Rebeca lembra que Brasil será ouro quando negras tiverem chance dos brancos

Quem não está morto por dentro celebrou o ouro, a prata e o bronze de Rebeca Andrade nestas Olimpíadas, que a transformaram na nossa mais premiada atleta olímpica de todos os tempos. É uma história de técnica e dedicação, mas também de superação. Negra, pobre, periférica, filha de empregada doméstica, criada sem o pai, andava duas horas a pé para treinar no ginásio da Vila Tijuco, em Guarulhos, segunda cidade mais populosa do Estado de São Paulo, até que seu irmão conseguiu uma bicicleta para lhe dar carona.

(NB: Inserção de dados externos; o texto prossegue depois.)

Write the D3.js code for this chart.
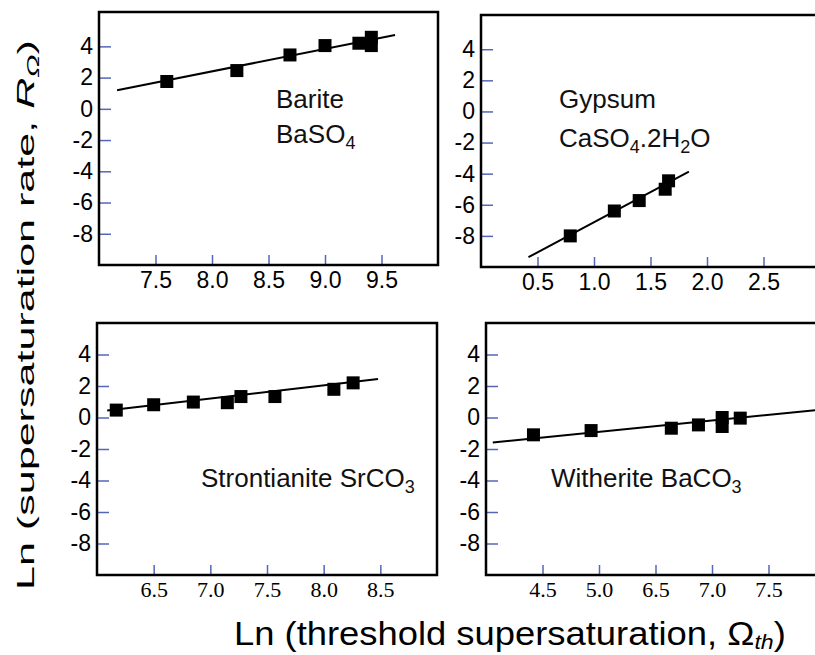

Ela é ouro, mas o Brasil, como país, ainda fica devendo na função de garantir as mesmas oportunidades a todos, e segue fora do pódio.

Pois antes que circulem discursos de que qualquer pessoa pode chegar lá, dependendo apenas de si mesmo, vale fazer perguntas: quantas Rebecas deixaram de desenvolver seu potencial porque faltou apoio por parte do Estado? Quantas Rebecas surgiriam se o Brasil fosse um grande projeto de educação esportiva, tal qual aquele que ela encontrou? Por que grande parte da iniciativa privada adora colar sua imagem apenas aos vencedores do presente, mas investe menos do que poderia na aposta de novas Rebecas? E por que não oferecemos condições para produzir Rebecas com mais frequência?

O apoio ao esporte de base aumentou ao longo das décadas, o que tem se traduzido em resultados em campeonatos mundiais e Olimpíadas — apesar dos quatro anos sinistros de queda no apoio a políticas públicas que vivemos nessa e em tantas outras áreas entre 2019 e 2022. Mas ainda estamos longe dos países que investem estruturalmente no esporte, como estamos longe dos países que acreditam na educação e na ciência.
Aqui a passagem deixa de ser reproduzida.